Иную психологическую схему Шестов устанавливает для Л. Толстого, о котором он высказал много глубоких и верных мыслей (да, мыслей, иначе я не умею этого назвать). Отношение Шестова к Толстому особенно характерно и обнаруживает некоторую «правду» о нем самом. Толстой не дает покоя Шестову, он его разом и любит и ненавидит и боится, боится, как бы Толстой не оказался прав[111]. Шестов, по-видимому, тоже отрицает самого себя в своих произведениях, проклинает «мораль» за то, что она ему мешает жить, давит его своей призрачной властью. За словами Шестова о Толстом открывается его собственная плоть и кровь, он выдает себя.

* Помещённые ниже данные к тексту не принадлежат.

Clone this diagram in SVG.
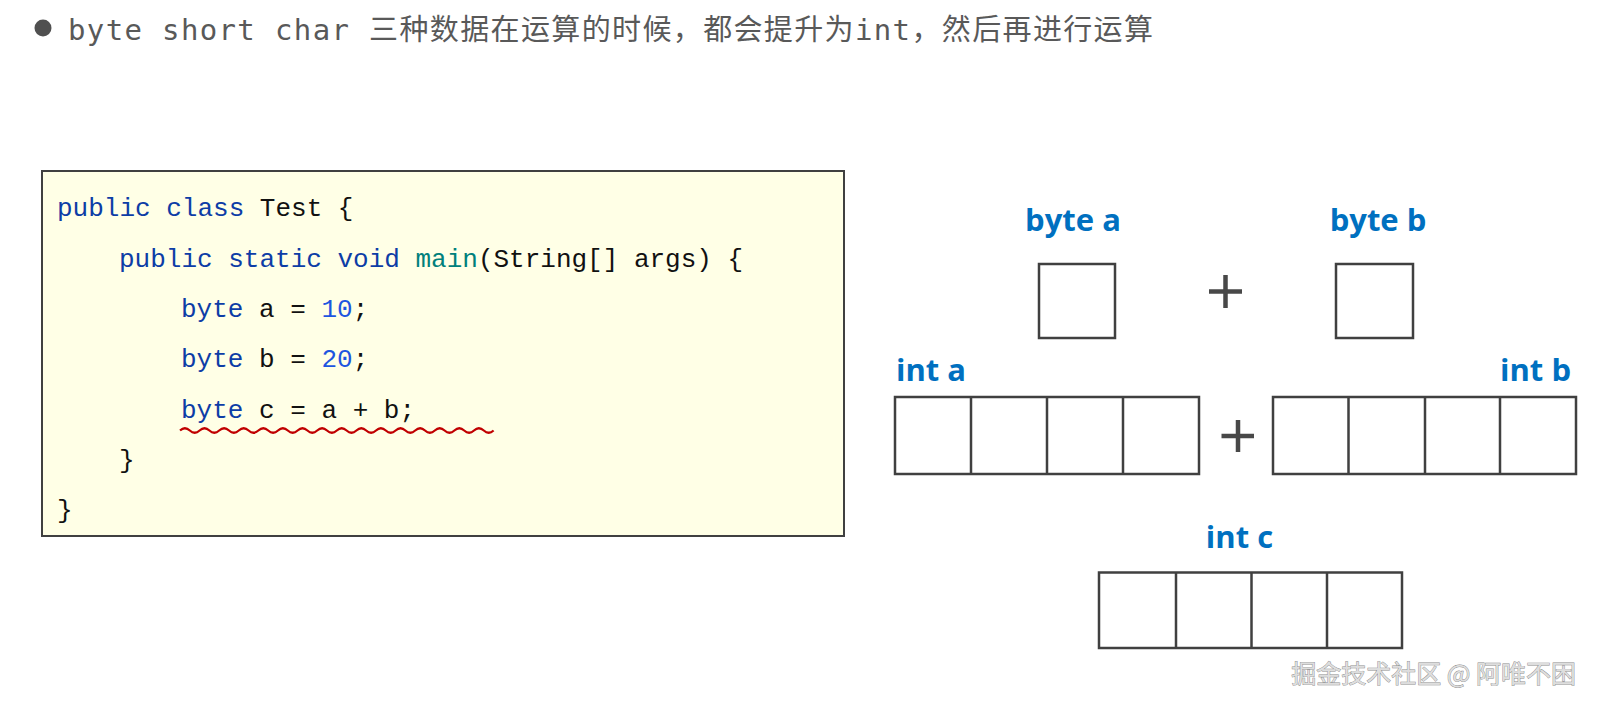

«Но самому попасть в категорию падших, принять на себя capitis diminutio maxima12 , потерять право на покровительство человеческих и божеских законов? На это он добровольно ни за что не согласится. Все лучше, чем это. Лучше жениться на Кити, лучше заниматься хозяйством, лучше лицемерить пред добром, лучше обманывать себя, лучше быть таким, как все — только бы не оторваться от людей, только не оказаться «заживо погребенным»13'. «Эта борьба определяет собою все творчество гр. Толстого, в лице которого мы имеем единственный пример гениального человека, во что бы то ни стало стремящегося сравниться с посредственностью, самому стать посредственностью»[112] . «Гр. Толстой столкнулся с иным скептицизмом, перед ним раскрылась пропасть, грозившая поглотить его, он видел торжество смерти на земле, он самого себя видел живым трупом. Охваченный ужасом, он проклял все высшие запросы своей души, стал учиться у посредственности, у середины, у пошлости, верно почувствовавши, что только из этих элементов возможно воздвигнуть ту стену, которая, если не навсегда, то хоть надолго скроет страшную «истину». И он нашел свою «Ding an sich»15* и свои синтетические суждения a priori, т. е. узнал, как отделываются от всего проблематического и создаются твердые принципы, по которым можно жить человеку»[113] . Вот страшная правда о Толстом. Ведь толстовское христианство есть действительно «идеал устроенного человечества». Толстовская религия и философия есть отрицание трагического опыта, пережитого самим Толстым, спасение в обыденности от провалов, от ужаса всего проблематического. Какое несоответствие между грандиозностью исканий и той системой успокоения, к которой они привели.